房间里的气氛随着贺森这句问话徒然升高,我脸颊烫红,贺森俯身打横把我霸气,我抿着唇攀上他的脖子,“那个,贺森,我们俩现在算是,和好了?”
“没有。”贺森回答,走到床边把我放下,倾身,双手撑在我身侧,“当初你不是说想做兄弟吗?怎么?后悔了?”

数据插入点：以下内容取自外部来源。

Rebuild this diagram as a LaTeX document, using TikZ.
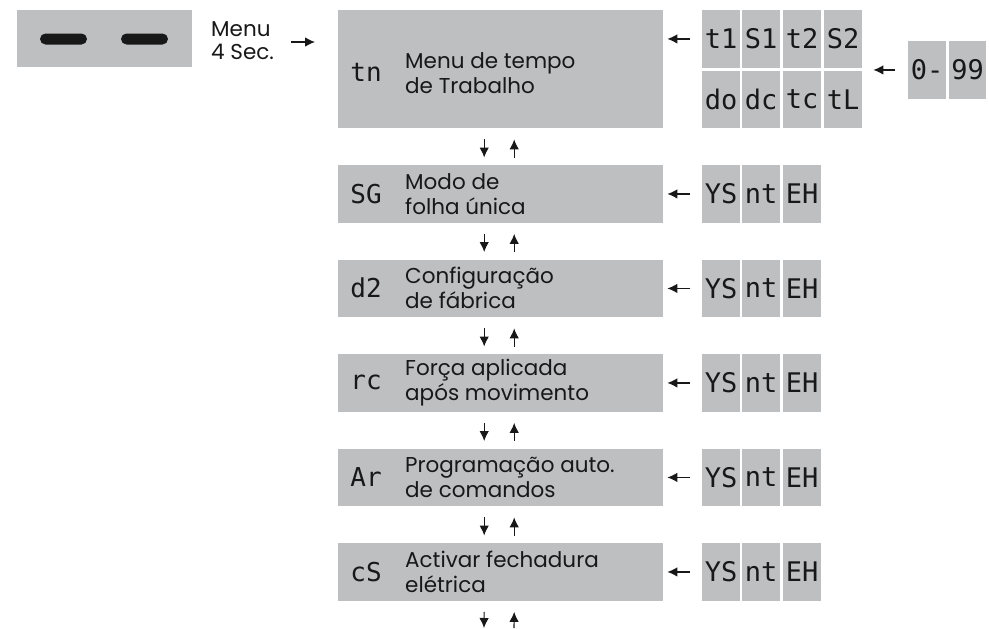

“也就,也就还行,有那么一点点后悔。”我嘴硬,死守着自己最后一丝‘尊严’。
“一点?嗯?”贺森靠近几分,跟我就差几厘米的距离就碰触到。
“嗯。”我应声,美色当前,还吞咽了一口唾沫。
时间一分一秒的过去,就在我以为贺森会对我做什么时,贺森突然起身,走到床另一边躺下,“最近我跟你在一个房间休息,贺子聪那小子如果发现我们俩分居,那就代表贺家全家都知道了。”
“可是他刚才不是已经发现了吗?”我翻了个身,趴着问贺森。
“偶尔一次,他只会当我们俩是吵架了,贺子聪不是傻子,不会因为看到我们两一次分床睡就去跟贺家人说,尤其是现在贺家刚子许渃的事情上栽了一次跟头,短时间内,他们没胆子再挑衅第二次。”贺森分析,躺下。
以前我不知道在哪里看过到一句话,一个女人跟一个男人独处,晚上的时候那个男人想对那个女人做点什么,女人一脸含羞的骂‘禽兽’,男人听到后,觉得要保持君子风度,所以一晚上再没有任何举动,谁知道第二天一早,女人直接抽了他一巴掌,怒骂了一句‘禽兽不如’。
我脑子里正乱想,身侧传来贺森均匀的呼吸声。
我转过头看了他一眼,牙缝里挤出四个字——禽、兽、不、如!
次日。
第二天清早,时间刚到五点,我就被一段尖锐着嗓子的‘红灯记’扰了清梦。
——我家的表叔数不清 ,没有大事不登门
——虽说是虽说是, 亲眷又不相认 ,可他比亲眷还要亲 ,爹爹和奶奶齐声唤亲人
——这里的奥妙 ,我也能猜出几分
我,“……”
我从床上爬起身,看了眼睡的安稳的贺森,踩着拖鞋打开房门走了出去。
听到卧室传来开门的动静,也没惊扰到门外人的‘艺术细胞’,贺子聪只回头看了我一眼,继续着调调唱了几句,最后一记兰花指、指向我,“嫂子,喜欢听黄梅戏吗?我还会唱黄梅戏。”
“呵呵,贺子聪,你是昨天晚上爬墙进来,风大把脑壳子吹坏了吧?”我皮笑肉不笑接话。